The Revolving Door
Some businesses, including a few real estate teams, are notorious for having a revolving door when it comes to staff. As an outsider, I am often privy to a little inside information, specifically about what is going on behind closed doors that is creating an environment where employees cannot thrive.
A candidate recently called me and said she’d been fired. She was completely in the dark as to why she had been terminated and was, not surprisingly, emotionally distraught. Dismissals are a traumatic experience. Viewed from the outside, there is a tendency to blame the candidate, assuming that they must be incompetent and therefore that’s why they were let go.
Dismissals can frequently be traced back to an ineffective hiring process or disorganized and dysfunctional management. The real estate team that fired this young lady was the same team that had previously hired candidates based on whims and desires, rather than solid interviews and reference checks. They couldn’t be bothered with pesky things like job descriptions or well thought out interview questions, opting instead for a ‘chitchat’ type interview. This was also the same hiring manager who was never around to train the new staff or support the new hires in any way. This employer, who had an amazing record when it came to real estate sales, was quite the opposite when it came to hiring and managing their people.
There are a lot of reasons as to how a workplace can become toxic, creating a revolving door. Leaving aside some obvious examples, such as illegal activities, transactions and things like sexual harassment or assault, there are other less obvious but equally insidious contributors to a toxic workplace:
- Overbearing managers and obnoxious coworkers—micromanaging bosses and coworkers who spend more time gossipping or complaining than working are just the tip of the iceberg. Typically, bad or intimidating behaviour trickles down from the top: if management is toxic, the whole environment will be more or less infested.
- Lack of appreciation or downright unfairness—when a coworker with less seniority and experience is given the plum assignments, while you are doing twice the work for the same pay; when a coworker takes credit for work that you did; when managers blame everyone but themselves when things go wrong. These are just a few ways that an underappreciated staff person can see their way clear to leaving!
Of course, you can try and confront some of these situations but in a small office environment, there is often nowhere to go with your concerns. There is no HR department to help you! If your intention is to try and improve things, then the best way to move forward is to always have a positive solution for every issue. For example, for the coworker who stands in your cubicle jawing for an hour each morning, wasting your work time, you might want to ask them if they can help you to meet your work deadlines by taking on this or that task. They’ll get the message and save face in the process. Or just take the honest approach: tell them that you’ll be happy to chat later, but for the time being, you have a few deadlines to meet and need to get to them!

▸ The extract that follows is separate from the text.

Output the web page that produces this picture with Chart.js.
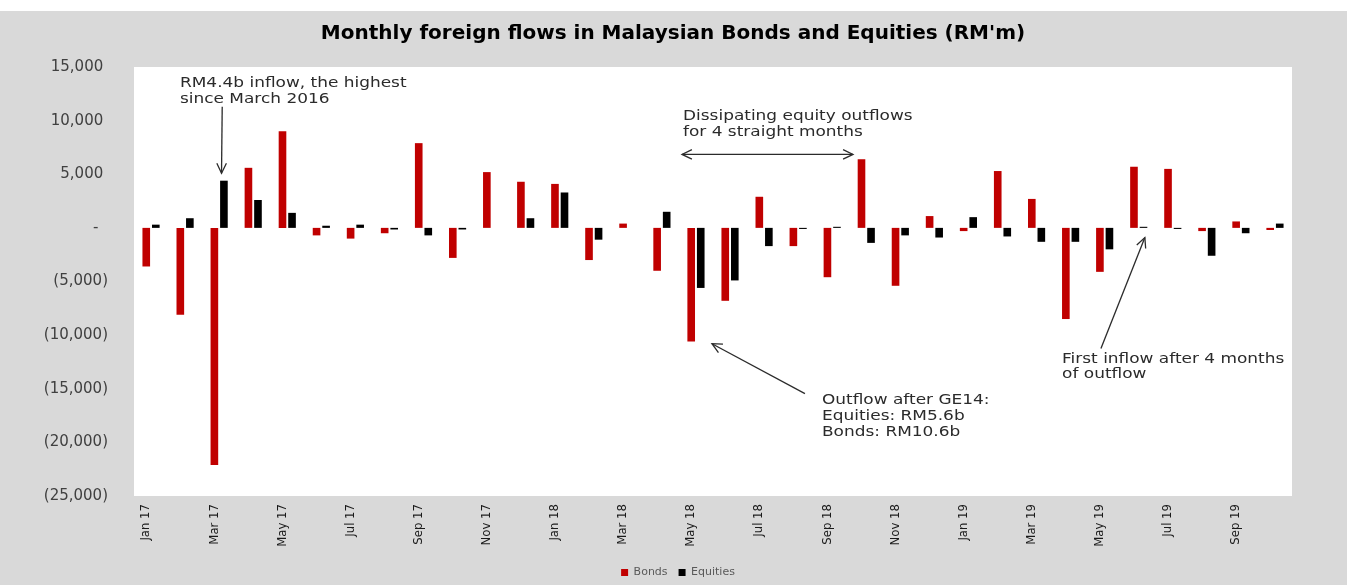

When dealing with a business owner or the management team who are creating the toxic environment however, sometimes confrontation is best left to someone else who is outside of the organization. Our focus at AGENTC, when working with realtors or businesses with the reputation of the revolving door, is to offer constructive direction as to what needs to be done in order to increase employee retention. We help improve their hiring and assessment process. We aim to clarify job expectations. We look for employees that will balance the realtors’ strengths and weaknesses. The objective is never to blame the realtor and make them appear monstrous but to find the balance that allows their business to grow while making sure their employees are happy.